Ficámos ali, até as 16 horas, quando apareceram aviões, que faziam raids por cima da caravana de quatrocentos veículos. À frente traziam uma Berlie com cerca de quarenta militares da UNITA de arma em punho viradas para as bermas da estrada e a bandeira do galo negro ao alto. A meio dessa caravana outra Berlie com tropa de raça branca e do governo de Portugal, (eu prefiro dizer assim do que dizer tropa portuguesa, porque nessa altura tanto os militares dos três partidos como a população em geral, tinham o Bilhete de Identidade português), no fim da caravana vinha uma outra Berlie, ou Hunimog, já não me recorda a marca, com outros tantos militares do Galo Negro. Aproximámo-nos, da caravana, encaixando-nos e lá seguimos. Logo nos primeiros sete quilómetros, a caravana parou e os jactos (MIG) da força aérea, faziam raids por cima de toda a coluna. Durou, mais ou menos, meia hora, ao fim da qual começámos, novamente em movimento e depois de percorrermos dois quilómetros, deparámo-nos com dezenas de corpos mortos a escorrer sangue, na berma da estrada, alguns ainda com armas de lado ou nas mãos e vestidos com fardas do MPLA. O Jorge, meu futuro cunhado, que conduzia a carrinha, desatou a chorar, perdendo a capacidade de continuar a conduzir, entregando o carro ao colega. Lamentando disse: -Andei na tropa e nunca vi nada disto.

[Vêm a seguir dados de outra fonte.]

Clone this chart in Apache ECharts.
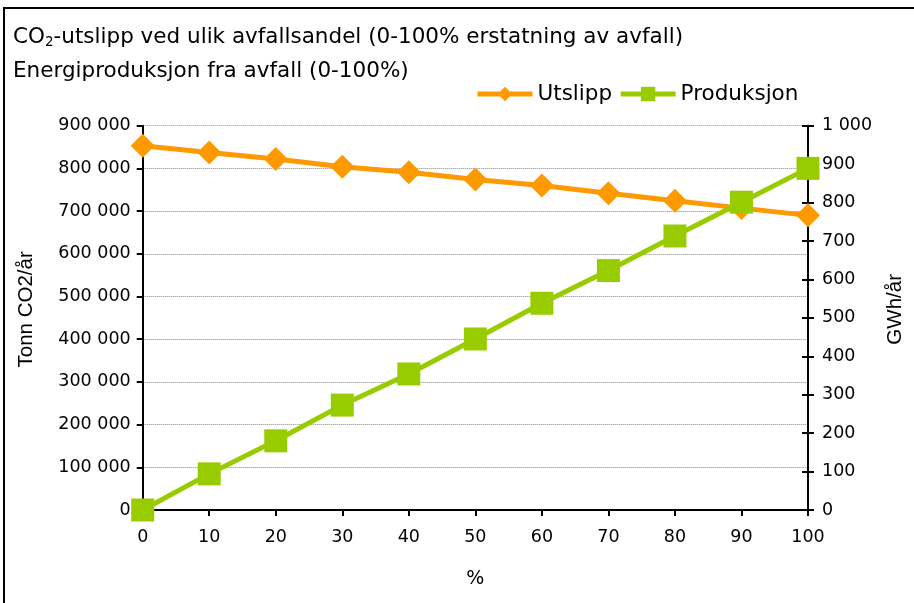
<!DOCTYPE html>
<html><head><meta charset="utf-8">
<script src="https://cdn.jsdelivr.net/npm/echarts@6/dist/echarts.min.js"></script>
<style>html,body{margin:0;padding:0;background:#fff}#c{width:914px;height:603px}</style>
</head><body><div id="c"></div>
<script>
const shares = [0, 10, 20, 30, 40, 50, 60, 70, 80, 90, 100];
const utslipp = [853000, 837000, 822000, 804000, 791000, 774000, 760000, 742000, 724000, 707000, 690000];
const produksjon = [0, 94, 180, 273, 354, 445, 538, 623, 713, 801, 889];
const titleLine1 = 'CO{s|2}-utslipp ved ulik avfallsandel (0-100% erstatning av avfall)';
const titleLine2 = 'Energiproduksjon fra avfall (0-100%)';
const FONT = 'DejaVu Sans';
const NAMEFONT = 'Liberation Sans';

function fmtThousands(v){ return String(v).replace(/\B(?=(\d{3})+(?!\d))/g, ' '); }

const chart = echarts.init(document.getElementById('c'));
const axisLine = {show:true, lineStyle:{color:'#000', width:2}};
chart.setOption({
  animation:false,
  backgroundColor:'#fff',
  textStyle:{fontFamily:FONT},
  graphic:[{type:'rect', shape:{x:4,y:8,width:1000,height:1000}, style:{fill:'none', stroke:'#000', lineWidth:2}, silent:true}],
  title:[
    {text:titleLine1, left:8, top:20, textStyle:{fontFamily:FONT, fontSize:21.5, fontWeight:'normal', color:'#000', rich:{s:{fontSize:13.5, verticalAlign:'bottom', padding:[10,0,0,0], fontFamily:FONT}}}},
    {text:titleLine2, left:8, top:55, textStyle:{fontFamily:FONT, fontSize:21.5, fontWeight:'normal', color:'#000'}}
  ],
  legend:{top:78, left:470, itemWidth:55, itemHeight:18, itemGap:6,
    lineStyle:{width:5},
    textStyle:{fontFamily:FONT, fontSize:21.5, color:'#000'},
    data:['Utslipp','Produksjon']},
  grid:{left:142.7, right:106, top:125.7, bottom:93},
  xAxis:{type:'value', min:0, max:100, interval:10, name:'%', nameLocation:'middle', nameGap:60,
    nameTextStyle:{fontFamily:FONT, fontSize:19, color:'#000'},
    axisLine:axisLine, axisTick:{show:true, length:6, lineStyle:{color:'#000', width:2}},
    axisLabel:{fontFamily:FONT, fontSize:17.5, color:'#000', margin:18},
    splitLine:{show:false}},
  yAxis:[
    {type:'value', min:0, max:900000, interval:100000, position:'left', name:'Tonn CO2/år', nameLocation:'middle', nameGap:106, nameRotate:90,
      nameTextStyle:{fontFamily:NAMEFONT, fontSize:20.5, color:'#000', padding:[0,0,0,17]},
      axisLine:axisLine, axisTick:{show:true, length:6, lineStyle:{color:'#000', width:2}},
      axisLabel:{fontFamily:FONT, fontSize:17.5, color:'#000', margin:12, formatter:fmtThousands},
      splitLine:{show:true, lineStyle:{color:'#888', type:'dotted', width:1}}},
    {type:'value', min:0, max:1000, interval:100, position:'right', name:'GWh/år', nameLocation:'middle', nameGap:77, nameRotate:90,
      nameTextStyle:{fontFamily:NAMEFONT, fontSize:20.5, color:'#000', padding:[0,0,0,17]},
      axisLine:axisLine, axisTick:{show:true, length:6, lineStyle:{color:'#000', width:2}},
      axisLabel:{fontFamily:FONT, fontSize:17.5, color:'#000', margin:14, formatter:fmtThousands},
      splitLine:{show:false}},
    {type:'value', min:0, max:1000, interval:100, position:'right',
      axisLine:{show:false}, axisTick:{show:true, inside:true, length:6, lineStyle:{color:'#000', width:2}},
      axisLabel:{show:false}, splitLine:{show:false}}
  ],
  series:[
    {name:'Utslipp', type:'line', yAxisIndex:0, data:shares.map((s,i)=>[s, utslipp[i]]),
      symbol:'diamond', symbolSize:24, color:'#FF9900', lineStyle:{width:5, color:'#FF9900'}, itemStyle:{color:'#FF9900'}, z:3},
    {name:'Produksjon', type:'line', yAxisIndex:1, data:shares.map((s,i)=>[s, produksjon[i]]),
      symbol:'rect', symbolSize:23, color:'#99CC00', lineStyle:{width:5, color:'#99CC00'}, itemStyle:{color:'#99CC00'}, z:4}
  ]
});
</script></body></html>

Já por essas 22 horas, noite dentro, isolados dos restantes automóveis, na noite escura, fomos mandados parar na entrada da ponte do Alto-Huama. Logo se acercaram de nós meia dúzia de homens armados com armas russas “Calaachenicóves”, envergando a farda do MPLA. Revistaram-nos o carro, conversaram uns com os outros, enquanto eu tremia e sentia a garganta seca com o medo que levantassem o tapete do meu lado, onde eu guardava o meu cartão de militante da UNITA. Se isso acontecesse seria a nossa morte!
Apontaram-nos as armas mas decidiram dar-nos ordem para seguir.
Depois de quatrocentos quilómetros com o coração a bater a 150 pulsações, finalmente chegámos a Nova Lisboa (Huambo).